The design of the New Haven, Conn., Central Fire Station won its award over the vehement objections of jury chairman Charles Colbert, then dean of architecture at Columbia University, who maintained that such a facility didn’t call for “foreground architecture.” Chloethiel Smith (the very first woman juror for the P/A program) countered that “a firehouse should be played up.” While fellow jurors focused on the building’s place in the community, Philip Johnson commented on the design’s pedigree: “It is not easy for me to sympathize with this stage-set, Expressionist, New Brutalist, Yale approach, but I do defend their right to say this.”
The city of New Haven envisioned this prominently sited project as a “gateway” to its Wooster Square redevelopment area. And the architects had produced a vigorously sculptural—while functionally admirable—design. The facility was completed in 1962 and still serves as a bold introduction to its neighborhood. Its Brutalism is a lot less aggressive than that of Paul Rudolph’s Art and Architecture building, which opened a year later on the nearby Yale campus.

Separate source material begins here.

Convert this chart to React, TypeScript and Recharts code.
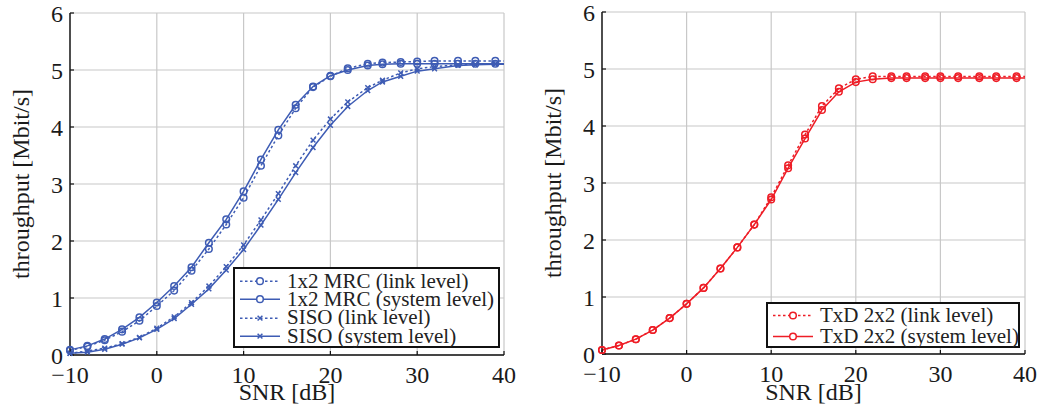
import React from 'react';
import { LineChart, Line, XAxis, YAxis, CartesianGrid, Legend } from 'recharts';

// SNR sample points (dB); last point at 40 carries no marker
const snrLeft = [-10, -8, -6, -4, -2, 0, 2, 4, 6, 8, 10, 12, 14, 16, 18, 20, 22, 24.3, 26, 28.1, 30, 32, 34.7, 36.7, 39, 40];
const snrRight = [-10, -8, -6, -4, -2, 0, 2, 4, 6, 8, 10, 12, 14, 16, 18, 20, 22, 24.2, 26, 28.2, 30, 32.1, 34.6, 36.6, 39, 40];

const mrcLink = [0.08, 0.15, 0.26, 0.41, 0.6, 0.86, 1.13, 1.48, 1.86, 2.29, 2.76, 3.32, 3.85, 4.33, 4.7, 4.89, 5.03, 5.11, 5.13, 5.14, 5.15, 5.16, 5.16, 5.16, 5.16, 5.16];
const mrcSystem = [0.09, 0.16, 0.28, 0.45, 0.66, 0.92, 1.21, 1.54, 1.97, 2.38, 2.87, 3.43, 3.95, 4.39, 4.71, 4.9, 5.0, 5.08, 5.1, 5.11, 5.11, 5.11, 5.11, 5.11, 5.11, 5.11];
const sisoLink = [0.03, 0.07, 0.12, 0.2, 0.31, 0.47, 0.67, 0.92, 1.21, 1.55, 1.93, 2.37, 2.83, 3.32, 3.77, 4.14, 4.44, 4.69, 4.82, 4.95, 5.02, 5.06, 5.09, 5.1, 5.11, 5.11];
const sisoSystem = [0.03, 0.05, 0.1, 0.19, 0.3, 0.45, 0.64, 0.89, 1.16, 1.49, 1.85, 2.28, 2.73, 3.2, 3.64, 4.03, 4.36, 4.64, 4.79, 4.89, 4.98, 5.02, 5.08, 5.09, 5.1, 5.1];

const txdLink = [0.07, 0.15, 0.26, 0.42, 0.63, 0.88, 1.16, 1.5, 1.87, 2.27, 2.75, 3.31, 3.85, 4.35, 4.66, 4.82, 4.87, 4.87, 4.87, 4.87, 4.87, 4.87, 4.87, 4.87, 4.87, 4.87];
const txdSystem = [0.07, 0.15, 0.26, 0.42, 0.63, 0.88, 1.16, 1.5, 1.87, 2.27, 2.71, 3.26, 3.78, 4.28, 4.6, 4.77, 4.82, 4.84, 4.84, 4.84, 4.84, 4.84, 4.84, 4.84, 4.84, 4.84];

const xTicks = [-10, 0, 10, 20, 30, 40];
const yTicks = [0, 1, 2, 3, 4, 5, 6];

const BLUE = '#3e5cb4';
const RED = '#ee1d26';
const FONT = '"Liberation Serif", "Times New Roman", serif';
const LW = 1.5;

const leftData = snrLeft.map((s, i) => ({
  snr: s,
  mrcLink: mrcLink[i],
  mrcSystem: mrcSystem[i],
  sisoLink: sisoLink[i],
  sisoSystem: sisoSystem[i],
}));

const rightData = snrRight.map((s, i) => ({
  snr: s,
  txdLink: txdLink[i],
  txdSystem: txdSystem[i],
}));

const fmt = (v: number) => (v < 0 ? '\u2212' + Math.abs(v) : String(v));

const circleDot = (color: string) => (props: any) => {
  const { cx, cy, payload, index } = props;
  if (payload.snr === 40) return <g key={index} />;
  return <circle key={index} cx={cx} cy={cy} r={3.3} stroke={color} strokeWidth={LW} fill="none" />;
};

const crossDot = (color: string) => (props: any) => {
  const { cx, cy, payload, index } = props;
  if (payload.snr === 40) return <g key={index} />;
  const d = 2.4;
  return (
    <path
      key={index}
      d={`M${cx - d},${cy - d}L${cx + d},${cy + d}M${cx - d},${cy + d}L${cx + d},${cy - d}`}
      stroke={color}
      strokeWidth={LW}
    />
  );
};

type Entry = { label: string; color: string; dashed: boolean; marker: 'o' | 'x' };

const LegendBox = ({ entries, width, height, rowH, padTop }: { entries: Entry[]; width: number; height: number; rowH: number; padTop: number }) => (
  <div
    style={{
      width,
      height,
      boxSizing: 'border-box',
      border: '2px solid #111',
      background: '#fff',
      paddingTop: padTop,
      fontFamily: FONT,
      fontSize: 21,
      color: '#222',
    }}
  >
    {entries.map((e) => (
      <div key={e.label} style={{ display: 'flex', alignItems: 'center', height: rowH, whiteSpace: 'nowrap' }}>
        <svg width={52} height={rowH} style={{ flex: 'none' }}>
          <line x1={5} x2={45} y1={rowH / 2} y2={rowH / 2} stroke={e.color} strokeWidth={LW} strokeDasharray={e.dashed ? '2.5 2.5' : undefined} />
          {e.marker === 'o' ? (
            <circle cx={25} cy={rowH / 2} r={3.3} stroke={e.color} strokeWidth={LW} fill="#fff" />
          ) : (
            <path d={`M22.6,${rowH / 2 - 2.4}L27.4,${rowH / 2 + 2.4}M22.6,${rowH / 2 + 2.4}L27.4,${rowH / 2 - 2.4}`} stroke={e.color} strokeWidth={LW} />
          )}
        </svg>
        <span style={{ lineHeight: 1 }}>{e.label}</span>
      </div>
    ))}
  </div>
);

const leftEntries: Entry[] = [
  { label: '1x2 MRC (link level)', color: BLUE, dashed: true, marker: 'o' },
  { label: '1x2 MRC (system level)', color: BLUE, dashed: false, marker: 'o' },
  { label: 'SISO (link level)', color: BLUE, dashed: true, marker: 'x' },
  { label: 'SISO (system level)', color: BLUE, dashed: false, marker: 'x' },
];

const rightEntries: Entry[] = [
  { label: 'TxD 2x2 (link level)', color: RED, dashed: true, marker: 'o' },
  { label: 'TxD 2x2 (system level)', color: RED, dashed: false, marker: 'o' },
];

const tickStyle = { fontSize: 24, fill: '#1a1a1a', fontFamily: FONT };
const labelStyle = { fontSize: 24, fill: '#1a1a1a', fontFamily: FONT, textAnchor: 'middle' as const };

// inward tick marks: negative tickSize, margin compensates for label placement
const axes = (yLabelOffset: number, xHeight: number, yWidth: number) => [
  <CartesianGrid key="grid" stroke="#c8c8c8" strokeWidth={1.2} />,
  <XAxis
    key="x"
    dataKey="snr"
    type="number"
    domain={[-10, 40]}
    ticks={xTicks}
    tickFormatter={fmt}
    height={xHeight}
    tick={tickStyle}
    tickLine={{ stroke: '#111', strokeWidth: 1.2 }}
    tickSize={-4}
    tickMargin={15}
    axisLine={{ stroke: '#111', strokeWidth: 1.4 }}
    interval={0}
    label={{ value: 'SNR [dB]', position: 'insideBottom', offset: 8, style: labelStyle }}
  />,
  <YAxis
    key="y"
    type="number"
    domain={[0, 6]}
    ticks={yTicks}
    width={yWidth}
    tick={tickStyle}
    tickLine={{ stroke: '#111', strokeWidth: 1.2 }}
    tickSize={-4}
    tickMargin={11}
    axisLine={{ stroke: '#111', strokeWidth: 1.4 }}
    interval={0}
    label={{ value: 'throughput [Mbit/s]', angle: -90, position: 'insideLeft', offset: yLabelOffset, style: labelStyle }}
  />,
];

export default function App() {
  return (
    <div style={{ position: 'absolute', left: 0, top: 0, width: 1055, height: 408, background: '#fff' }}>
      <div style={{ position: 'absolute', left: 0, top: 0 }}>
        <LineChart width={520} height={408} data={leftData} margin={{ top: 13, right: 16, bottom: 0, left: 0 }}>
          {axes(20, 53, 70)}
          <Line dataKey="sisoSystem" stroke={BLUE} strokeWidth={LW} dot={crossDot(BLUE)} isAnimationActive={false} />
          <Line dataKey="sisoLink" stroke={BLUE} strokeWidth={LW} strokeDasharray="2.5 2.5" dot={crossDot(BLUE)} isAnimationActive={false} />
          <Line dataKey="mrcSystem" stroke={BLUE} strokeWidth={LW} dot={circleDot(BLUE)} isAnimationActive={false} />
          <Line dataKey="mrcLink" stroke={BLUE} strokeWidth={LW} strokeDasharray="2.5 2.5" dot={circleDot(BLUE)} isAnimationActive={false} />
          <Legend
            layout="horizontal"
            verticalAlign="middle"
            align="center"
            wrapperStyle={{ left: 233, top: 267, width: 267, height: 81 }}
            content={() => <LegendBox entries={leftEntries} width={267} height={81} rowH={18.3} padTop={3} />}
          />
        </LineChart>
      </div>
      <div style={{ position: 'absolute', left: 520, top: 0 }}>
        <LineChart width={535} height={408} data={rightData} margin={{ top: 12, right: 30, bottom: 0, left: 0 }}>
          {axes(32, 54, 82)}
          <Line dataKey="txdSystem" stroke={RED} strokeWidth={LW} dot={circleDot(RED)} isAnimationActive={false} />
          <Line dataKey="txdLink" stroke={RED} strokeWidth={LW} strokeDasharray="2.5 2.5" dot={circleDot(RED)} isAnimationActive={false} />
          <Legend
            layout="horizontal"
            verticalAlign="middle"
            align="center"
            wrapperStyle={{ left: 246, top: 302, width: 254, height: 46 }}
            content={() => <LegendBox entries={rightEntries} width={254} height={46} rowH={21} padTop={1} />}
          />
        </LineChart>
      </div>
    </div>
  );
}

The fire station’s smooth concrete flanks are scored with subtle vertical grooves; today, its exposed concrete—inside and out—looks very good for its age. Remarkably few changes have been made: Air-conditioning improvements have added more exposed ducts; a top-floor recessed porch has been enclosed for offices. The sleekly detailed aluminum-and-glass overhead doors for the trucks are original, and firefighters still slide down the same brass poles.